Why the dual views on the sustainability of the AI boom and the transitory nature of the oil shock? We believe it is endemic of a bull market regime. It is a matter of investor psychology to exaggerate positives and diminish negatives in such periods. In bear markets, investors reverse this, failing to acknowledge positives and value the future adequately.
This does not mean the bull market view is wrong in either case. Our own view aligns on the energy side: the conflict with Iran will not shut down a large share of Persian Gulf oil and gas exports forever. And the AI earnings boom is real enough that — on a forward earnings basis — even the semiconductor group is not obviously overvalued if 2026 estimates are realized. We would not be surprised if semiconductor shares rallied another 30% by year end.
What it does mean is that the two views carry very different risks. On the energy side, the risk is that hope does not become reality fast enough — and the rally in global equities requires confirmation that has not yet arrived. On the AI side, the risk is not that the technology is unimportant, but that the trajectory of capital spending is being extrapolated well beyond what is mathematically sustainable, and that the market capitalization assigned to the sector already reflects a perpetuation that cannot hold.
We maintain our overweight in semiconductors and remain bullish on innovation and IT as the key long-term driver of equity returns.
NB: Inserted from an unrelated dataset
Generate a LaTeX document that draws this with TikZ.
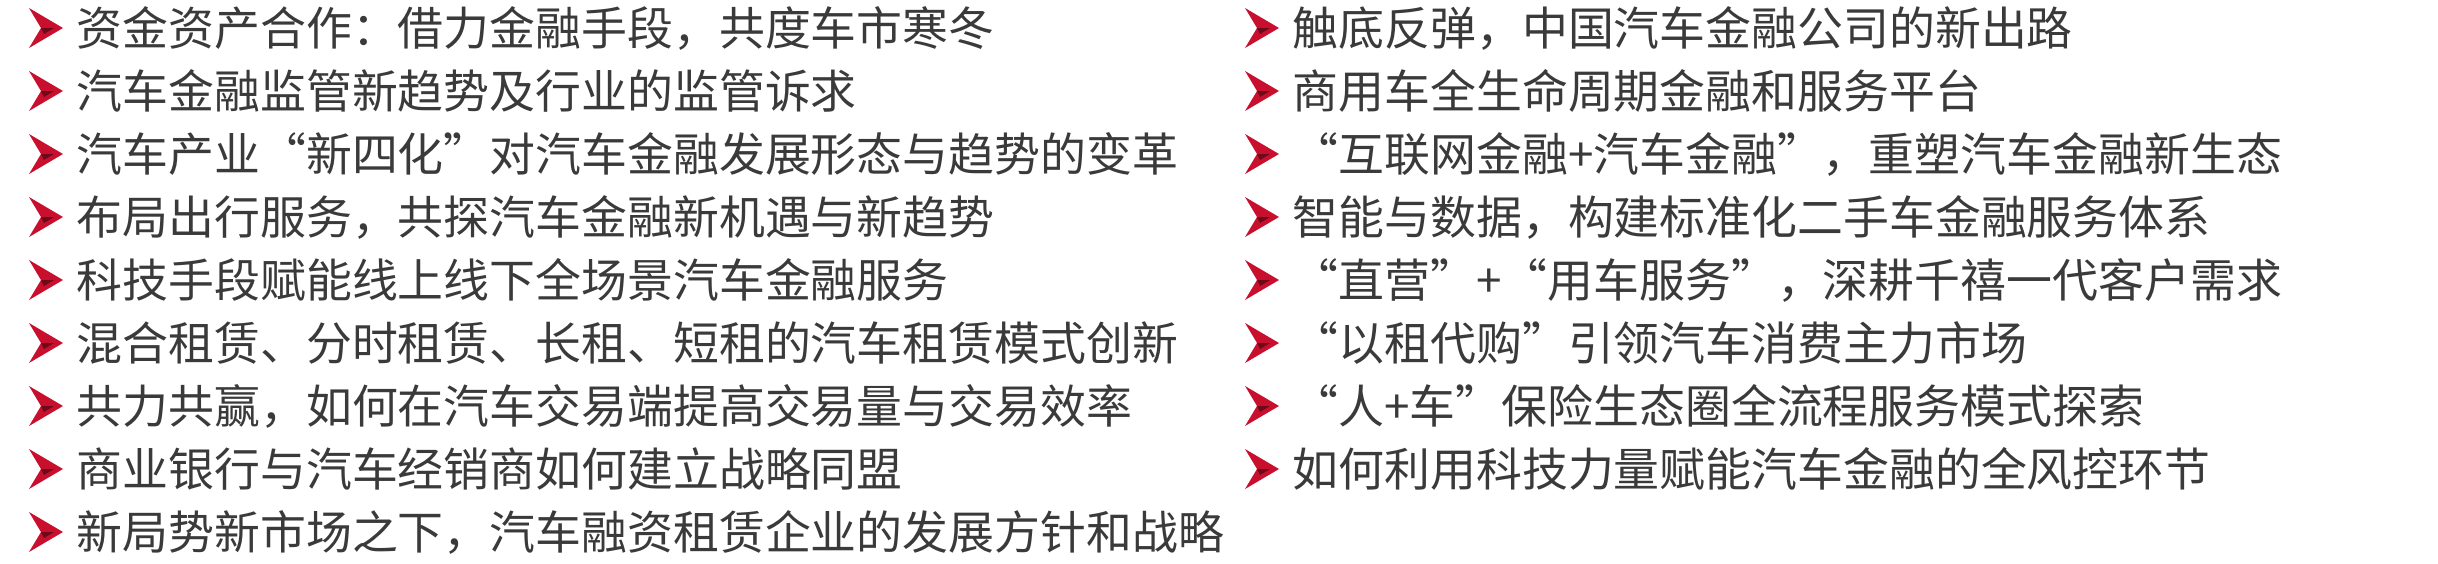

But we do so with clear awareness that business investment in computers fell as recently as early 2023, that semi shares have fallen 40% or more four times in the past 25 years, and that AI’s physical capital will eventually function as a rapidly depreciating utility — requiring enormous maintenance spending while the absolute growth in new investment necessarily slows.
While the past century of data has shown us that bull market periods outnumber bear markets 3-1, as risk managers we must ultimately prepare for both. A 20% EPS gain for the S&P 500 this year is quite likely in a fairly wide range of scenarios. That is a powerful foundation. But foundations are not the same as guarantees, and the current dual optimism — on AI extrapolation and energy resolution alike — asks investors to trust two things that are not yet confirmed simultaneously.
1 We use a liberal 5% estimate for nominal GDP growth in this exercise. Personal consumption of computers is excluded and is about one-third the level of business investment spending.